# working goat pulling plough?



## kezhy

I am just toying with the idea of a pack/cart goat. Then I wondered if anyone has ever used a cart goat to pull a plough, or something similar, as an alternative to a rotary hoe?
I like to keep a wether as a friend to my buck, and this would make the wether a more useful goat, and justify the feed bill for an extra goat for my husband.
Has anyone ever tried such a thing? 

my wether would be a nubian.


----------



## ksalvagno

It would have to be a small plow but don't see why you couldn't do that.


----------



## xymenah

I don't think one goat could do too much in the way of a plow but if you had a two team they might be able to if they were well conditioned for the work.


----------



## Sylvie

kezhy said:


> I am just toying with the idea of a pack/cart goat. Then I wondered if anyone has ever used a cart goat to pull a plough, or something similar, as an alternative to a rotary hoe?
> I like to keep a wether as a friend to my buck, and this would make the wether a more useful goat, and justify the feed bill for an extra goat for my husband.
> Has anyone ever tried such a thing?
> 
> my wether would be a nubian.


I love it! Yesterday we were @ a friends house and they had the _most gorgeous_ moon spotted nubian kids :drool: all the does were sold, but I almost bought a wether to train to pull.

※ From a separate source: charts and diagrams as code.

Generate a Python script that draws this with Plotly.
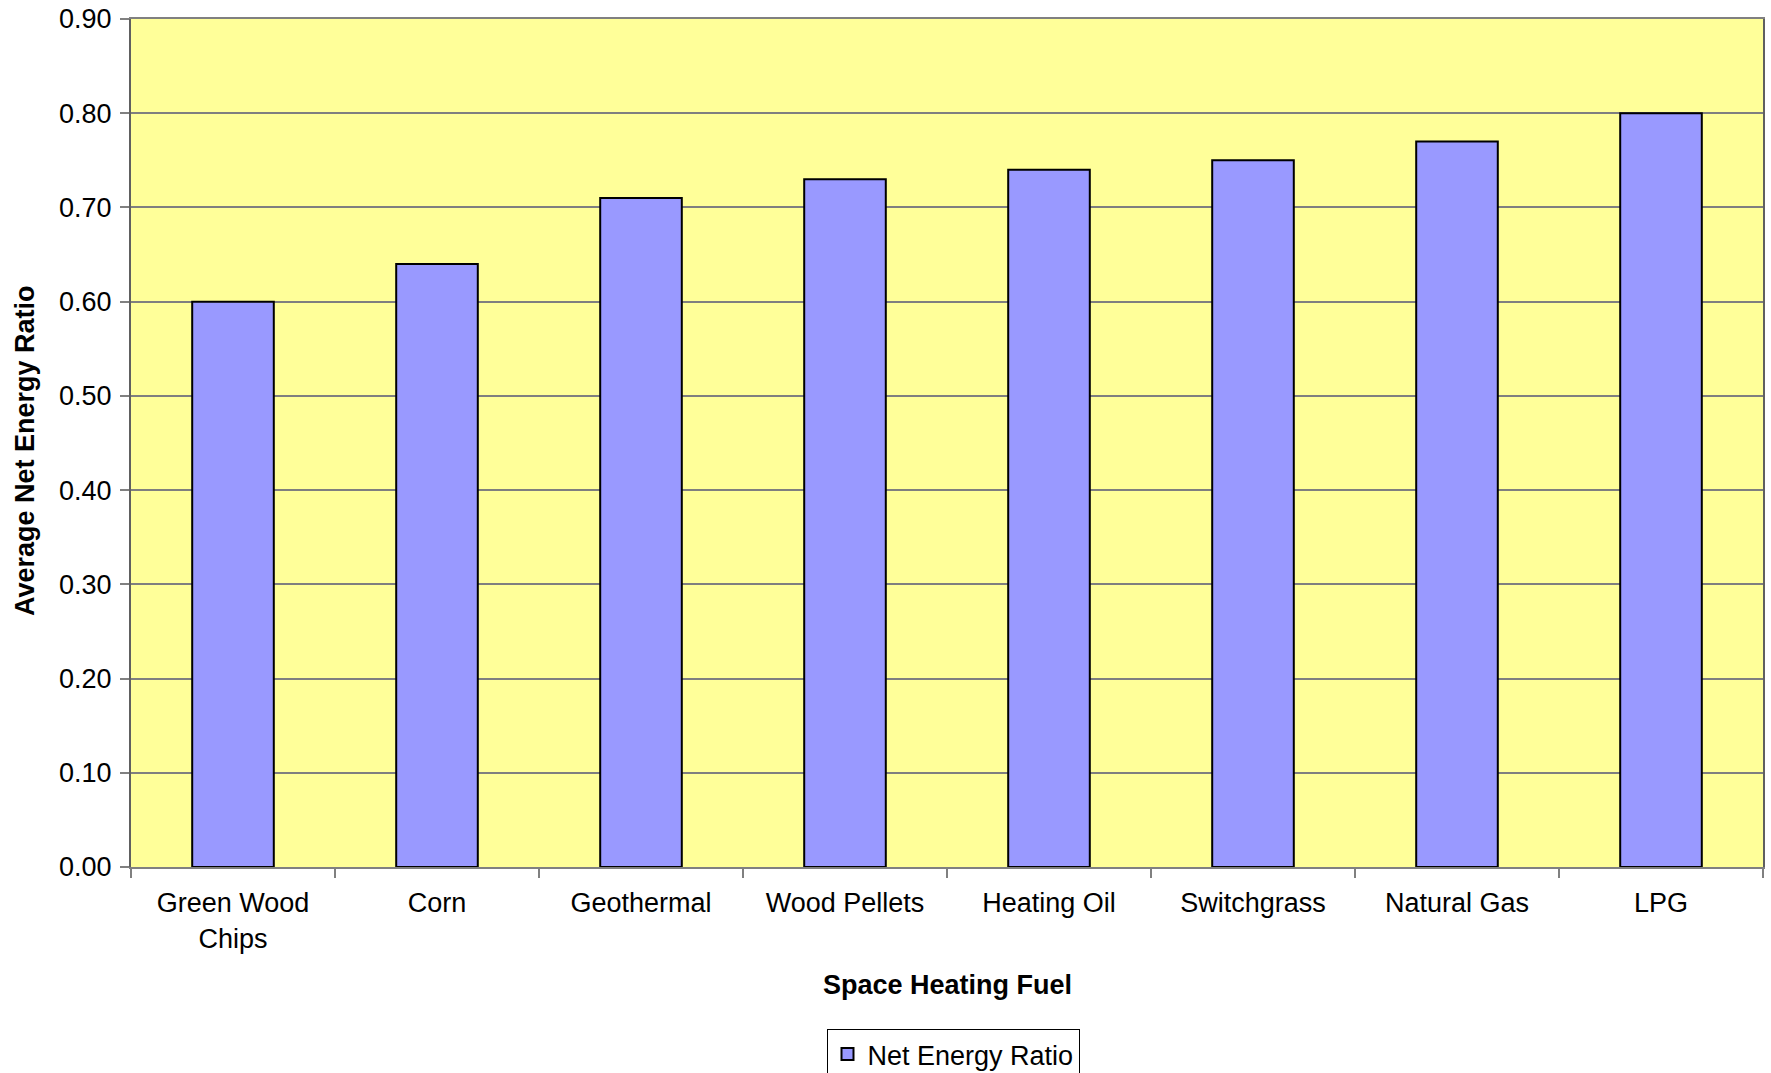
import plotly.graph_objects as go

# Space heating fuels and their average net energy ratios
fuels = ["Green Wood<br>Chips", "Corn", "Geothermal", "Wood Pellets",
         "Heating Oil", "Switchgrass", "Natural Gas", "LPG"]
net_energy_ratio = [0.60, 0.64, 0.71, 0.73, 0.74, 0.75, 0.77, 0.80]
y_ticks = [0.0, 0.1, 0.2, 0.3, 0.4, 0.5, 0.6, 0.7, 0.8, 0.9]

W, H = 1771, 1073
L, R, T, B = 131, 8, 19, 206
plot_h = H - T - B
plot_w = W - L - R

FONT = "Arial, Liberation Sans, sans-serif"
FS = 27

fig = go.Figure()
fig.add_trace(go.Bar(
    x=fuels,
    y=net_energy_ratio,
    name="Net Energy Ratio",
    marker=dict(color="#9999FF", line=dict(color="#000000", width=2)),
))

fig.update_layout(
    width=W, height=H,
    margin=dict(l=L, r=R, t=T, b=B, autoexpand=False),
    paper_bgcolor="white",
    plot_bgcolor="#FFFF99",
    bargap=0.6,
    font=dict(family=FONT, size=FS, color="black"),
    showlegend=True,
    legend=dict(
        orientation="h",
        xref="container", yref="container",
        x=953 / W, xanchor="center",
        y=1 - 1029 / H, yanchor="top",
        bordercolor="#000000", borderwidth=1,
        font=dict(family=FONT, size=FS, color="black"),
        bgcolor="white",
    ),
    xaxis=dict(
        automargin=False,
        showline=True, linecolor="#808080", linewidth=2, mirror=True,
        ticks="outside", tickson="boundaries", ticklen=9, tickcolor="#808080",
        tickwidth=1.5, ticklabelstandoff=11,
        tickfont=dict(family=FONT, size=FS, color="black"),
        showgrid=False,
    ),
    yaxis=dict(
        automargin=False,
        range=[0, 0.9],
        tickvals=y_ticks,
        ticktext=[f"{v:.2f}" for v in y_ticks],
        showline=True, linecolor="#606060", linewidth=2, mirror=True,
        ticks="outside", ticklen=9, tickcolor="#808080", tickwidth=1.5,
        ticklabelstandoff=3,
        tickfont=dict(family=FONT, size=FS, color="black"),
        showgrid=True, gridcolor="#7F7F7F", gridwidth=1.5,
        zeroline=False,
    ),
    annotations=[
        dict(text="<b>Space Heating Fuel</b>", xref="paper", yref="paper",
             x=0.5, y=-(985 - (H - B)) / plot_h, xanchor="center", yanchor="middle",
             showarrow=False, font=dict(family=FONT, size=FS, color="black")),
        dict(text="<b>Average Net Energy Ratio</b>", xref="paper", yref="paper",
             x=(25 - L) / plot_w, y=((H - B) - 451) / plot_h,
             xanchor="center", yanchor="middle",
             textangle=-90, showarrow=False,
             font=dict(family=FONT, size=FS, color="black")),
    ],
)

fig.write_html("out.html")
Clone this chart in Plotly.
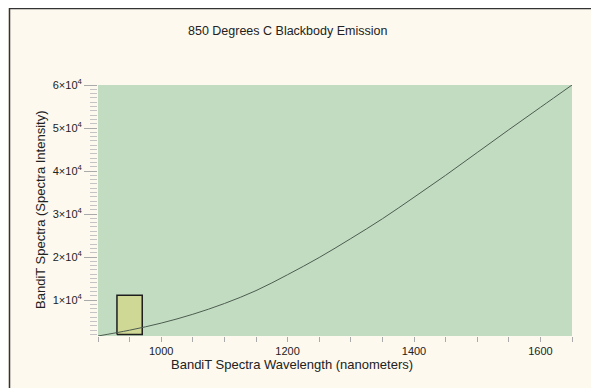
import plotly.graph_objects as go

# Curve values
wavelength_nm = [900, 950, 1000, 1050, 1100, 1150, 1200, 1250, 1300, 1350,
                 1400, 1450, 1500, 1550, 1600, 1650]
intensity = [1650, 3000, 4650, 6700, 9200, 12200, 15900, 19900, 24300, 28900,
             33900, 39000, 44300, 49600, 54800, 60000]

# Highlighted band (rectangle)
band_nm = [930, 970]
band_intensity = [2000, 11150]

x_tick_vals = [1000, 1200, 1400, 1600]
y_tick_vals = [10000, 20000, 30000, 40000, 50000, 60000]
y_tick_text = ["1×10<sup>4</sup>", "2×10<sup>4</sup>", "3×10<sup>4</sup>",
               "4×10<sup>4</sup>", "5×10<sup>4</sup>", "6×10<sup>4</sup>"]

FONT = "Liberation Sans, Arial, sans-serif"

fig = go.Figure()

# band rectangle built from the band arrays
bx = [band_nm[0], band_nm[1], band_nm[1], band_nm[0], band_nm[0]]
by = [band_intensity[0], band_intensity[0], band_intensity[1], band_intensity[1], band_intensity[0]]
fig.add_trace(go.Scatter(x=bx, y=by, mode="lines", fill="toself",
                         fillcolor="#cfd895", line=dict(color="#1e1e1e", width=1.5),
                         hoverinfo="skip", showlegend=False))

fig.add_trace(go.Scatter(x=wavelength_nm, y=intensity, mode="lines",
                         line=dict(color="#4d5c4f", width=1, shape="spline"),
                         showlegend=False))

fig.update_layout(
    width=591, height=380,
    margin=dict(l=90, r=27, t=77, b=52),
    paper_bgcolor="#fdf9ef",
    plot_bgcolor="#c2dcc2",
    font=dict(family=FONT, color="#222222"),
    showlegend=False,
)

fig.update_xaxes(
    range=[900, 1650], showgrid=False, zeroline=False, showline=False,
    tickmode="array", tickvals=x_tick_vals,
    ticks="outside", ticklen=5, tickcolor="#aaaaaa", tickwidth=1,
    tickfont=dict(size=11, family=FONT, color="#222222"),
    minor=dict(dtick=50, tick0=900, ticks="outside", ticklen=5,
               tickcolor="#aaaaaa", tickwidth=1, showgrid=False),
)
fig.update_yaxes(
    range=[1650, 60000], showgrid=False, zeroline=False, showline=False,
    tickmode="array", tickvals=y_tick_vals, ticktext=y_tick_text,
    ticks="outside", ticklen=13, tickcolor="#aaaaaa", tickwidth=1,
    tickfont=dict(size=11, family=FONT, color="#222222"),
    minor=dict(dtick=1000, tick0=0, ticks="outside", ticklen=7,
               tickcolor="#c4c4c4", tickwidth=1, showgrid=False),
)

# Titles as annotations
fig.add_annotation(text="850 Degrees C Blackbody Emission", xref="paper", yref="paper",
                   x=0.4008, y=1.215, xanchor="center", yanchor="middle", showarrow=False,
                   font=dict(size=12.5, family=FONT, color="#222222"))
fig.add_annotation(text="BandiT Spectra Wavelength (nanometers)", xref="paper", yref="paper",
                   x=0.4103, y=-0.1116, xanchor="center", yanchor="middle", showarrow=False,
                   font=dict(size=13, family=FONT, color="#222222"))
fig.add_annotation(text="BandiT Spectra (Spectra Intensity)", xref="paper", yref="paper",
                   x=-0.1203, y=0.502, xanchor="center", yanchor="middle", showarrow=False,
                   textangle=-90, font=dict(size=13, family=FONT, color="#222222"))

# Outer frame
fig.add_shape(type="rect", xref="paper", yref="paper",
              x0=-0.1867, x1=1.3, y0=-0.6, y1=1.3048,
              line=dict(color="#333333", width=1.5), fillcolor="rgba(0,0,0,0)", layer="below")

fig.write_html("out.html")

Funny thing was they didn't even know what moon spots are 

Have fun with him!


----------



## xymenah

Just thought I'd share this picture I just found on google.


----------



## Sylvie

xymenah said:


> Just thought I'd share this picture I just found on google.


:laugh: that's great


----------



## kezhy

That is a great pic. I would only be doing small areas of cultivation, and the ground around here is very soft, with a high rainfall. 
I read in a book that is illeagal to have cart dogs or goats here in australia. Im hoping that is not the case.


----------



## captainxeno

http://www.countryfarm-lifestyles.com/keeping-goats.html

Here is a link to a woman who uses her goats as pack and plough and cart animals - she has some good practical advice.


----------